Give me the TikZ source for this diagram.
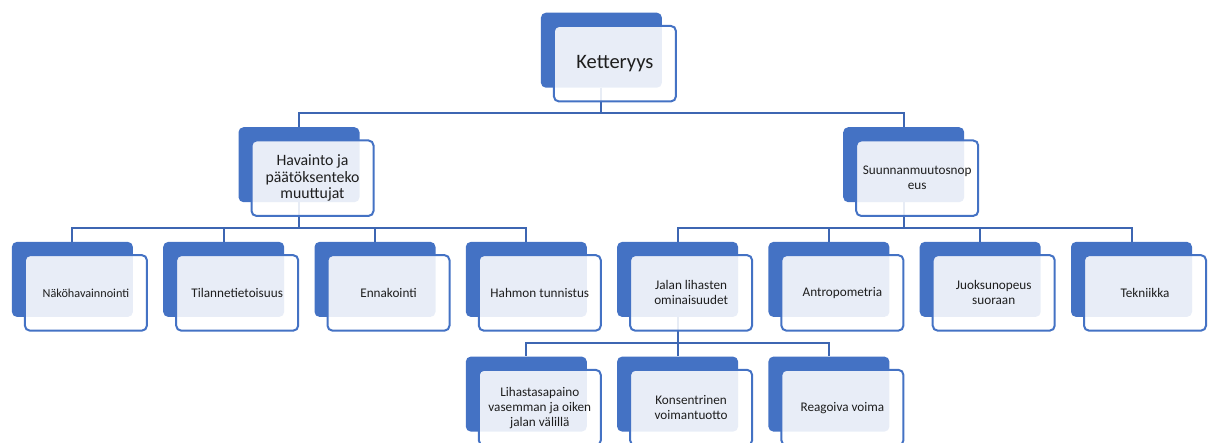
\documentclass[tikz,border=0pt]{standalone}
\usepackage{fontspec}
\setmainfont{Carlito}
\usetikzlibrary{backgrounds}
\definecolor{accent}{HTML}{4472C4}
\definecolor{connc}{HTML}{3D66B2}
\definecolor{txt}{HTML}{1E1E1E}
\tikzset{
  backbox/.style={fill=accent, rounded corners=5pt, minimum width=121pt, minimum height=75pt, inner sep=0pt, anchor=north west},
  frontbox/.style={draw=accent, line width=2pt, fill=white, fill opacity=0.88, text opacity=1, rounded corners=5pt,
    minimum width=122pt, minimum height=75.5pt, inner sep=1pt, align=center, text=txt},
  conn/.style={draw=connc, line width=2pt},
  fbig/.style={font=\fontsize{20.5}{24}\selectfont},
  fmid/.style={font=\fontsize{15.8}{16.5}\selectfont},
  fsmall/.style={font=\fontsize{13.2}{15}\selectfont},
  ftiny/.style={font=\fontsize{12.2}{15}\selectfont},
}
\newcommand\hierbox[5]{%
  \node[backbox] (#1b) at (#2,#3) {};
  \node[frontbox,#5] (#1) at ([shift={(13.5,13.5)}]#1b.center) {#4};
}
\begin{document}
\begin{tikzpicture}[x=1pt,y=-1pt]
\useasboundingbox (0,0) rectangle (1214,443);
% bars
\coordinate (barA) at (0,113.5);
\coordinate (barB) at (0,228);
\coordinate (barC) at (0,343.3);
% level 0
\hierbox{root}{540.7}{12.5}{Ketteryys}{fbig}
% level 1
\hierbox{hav}{238.3}{127}{Havainto ja\\päätöksenteko\\muuttujat}{fmid}
\hierbox{suu}{843}{127}{Suunnanmuutosnop\\eus}{fsmall}
% level 2
\hierbox{nak}{11.7}{241.7}{Näköhavainnointi}{ftiny}
\hierbox{til}{163}{241.7}{Tilannetietoisuus}{fsmall}
\hierbox{enn}{314.3}{241.7}{Ennakointi}{fsmall}
\hierbox{hah}{465.6}{241.7}{Hahmon tunnistus}{fsmall}
\hierbox{jal}{616.9}{241.7}{Jalan lihasten\\ominaisuudet}{fsmall}
\hierbox{ant}{768.2}{241.7}{Antropometria}{fsmall}
\hierbox{juo}{919.5}{241.7}{Juoksunopeus\\suoraan}{fsmall}
\hierbox{tek}{1070.8}{241.7}{Tekniikka}{fsmall}
% level 3
\hierbox{lih}{465.6}{356.4}{Lihastasapaino\\vasemman ja oiken\\jalan välillä}{fsmall}
\hierbox{kon}{616.9}{356.4}{Konsentrinen\\voimantuotto}{fsmall}
\hierbox{rea}{768.2}{356.4}{Reagoiva voima}{fsmall}
% connectors
\begin{scope}[on background layer]
\foreach \c in {hav,suu}{\draw[conn] (rootb.south) -- (rootb.south |- barA) -| (\c b.north);}
\foreach \c in {nak,til,enn,hah}{\draw[conn] (havb.south) -- (havb.south |- barB) -| (\c b.north);}
\foreach \c in {jal,ant,juo,tek}{\draw[conn] (suub.south) -- (suub.south |- barB) -| (\c b.north);}
\foreach \c in {lih,kon,rea}{\draw[conn] (jalb.south) -- (jalb.south |- barC) -| (\c b.north);}
\end{scope}
\end{tikzpicture}
\end{document}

- Stated goal: Repeat the listing in full and exactly. Do not include any images.

- Answer:
Give me the TikZ source for this diagram.
\documentclass[tikz,border=0pt]{standalone}
\usepackage{fontspec}
\setmainfont{Carlito}
\usetikzlibrary{backgrounds}
\definecolor{accent}{HTML}{4472C4}
\definecolor{connc}{HTML}{3D66B2}
\definecolor{txt}{HTML}{1E1E1E}
\tikzset{
  backbox/.style={fill=accent, rounded corners=5pt, minimum width=121pt, minimum height=75pt, inner sep=0pt, anchor=north west},
  frontbox/.style={draw=accent, line width=2pt, fill=white, fill opacity=0.88, text opacity=1, rounded corners=5pt,
    minimum width=122pt, minimum height=75.5pt, inner sep=1pt, align=center, text=txt},
  conn/.style={draw=connc, line width=2pt},
  fbig/.style={font=\fontsize{20.5}{24}\selectfont},
  fmid/.style={font=\fontsize{15.8}{16.5}\selectfont},
  fsmall/.style={font=\fontsize{13.2}{15}\selectfont},
  ftiny/.style={font=\fontsize{12.2}{15}\selectfont},
}
\newcommand\hierbox[5]{%
  \node[backbox] (#1b) at (#2,#3) {};
  \node[frontbox,#5] (#1) at ([shift={(13.5,13.5)}]#1b.center) {#4};
}
\begin{document}
\begin{tikzpicture}[x=1pt,y=-1pt]
\useasboundingbox (0,0) rectangle (1214,443);
% bars
\coordinate (barA) at (0,113.5);
\coordinate (barB) at (0,228);
\coordinate (barC) at (0,343.3);
% level 0
\hierbox{root}{540.7}{12.5}{Ketteryys}{fbig}
% level 1
\hierbox{hav}{238.3}{127}{Havainto ja\\päätöksenteko\\muuttujat}{fmid}
\hierbox{suu}{843}{127}{Suunnanmuutosnop\\eus}{fsmall}
% level 2
\hierbox{nak}{11.7}{241.7}{Näköhavainnointi}{ftiny}
\hierbox{til}{163}{241.7}{Tilannetietoisuus}{fsmall}
\hierbox{enn}{314.3}{241.7}{Ennakointi}{fsmall}
\hierbox{hah}{465.6}{241.7}{Hahmon tunnistus}{fsmall}
\hierbox{jal}{616.9}{241.7}{Jalan lihasten\\ominaisuudet}{fsmall}
\hierbox{ant}{768.2}{241.7}{Antropometria}{fsmall}
\hierbox{juo}{919.5}{241.7}{Juoksunopeus\\suoraan}{fsmall}
\hierbox{tek}{1070.8}{241.7}{Tekniikka}{fsmall}
% level 3
\hierbox{lih}{465.6}{356.4}{Lihastasapaino\\vasemman ja oiken\\jalan välillä}{fsmall}
\hierbox{kon}{616.9}{356.4}{Konsentrinen\\voimantuotto}{fsmall}
\hierbox{rea}{768.2}{356.4}{Reagoiva voima}{fsmall}
% connectors
\begin{scope}[on background layer]
\foreach \c in {hav,suu}{\draw[conn] (rootb.south) -- (rootb.south |- barA) -| (\c b.north);}
\foreach \c in {nak,til,enn,hah}{\draw[conn] (havb.south) -- (havb.south |- barB) -| (\c b.north);}
\foreach \c in {jal,ant,juo,tek}{\draw[conn] (suub.south) -- (suub.south |- barB) -| (\c b.north);}
\foreach \c in {lih,kon,rea}{\draw[conn] (jalb.south) -- (jalb.south |- barC) -| (\c b.north);}
\end{scope}
\end{tikzpicture}
\end{document}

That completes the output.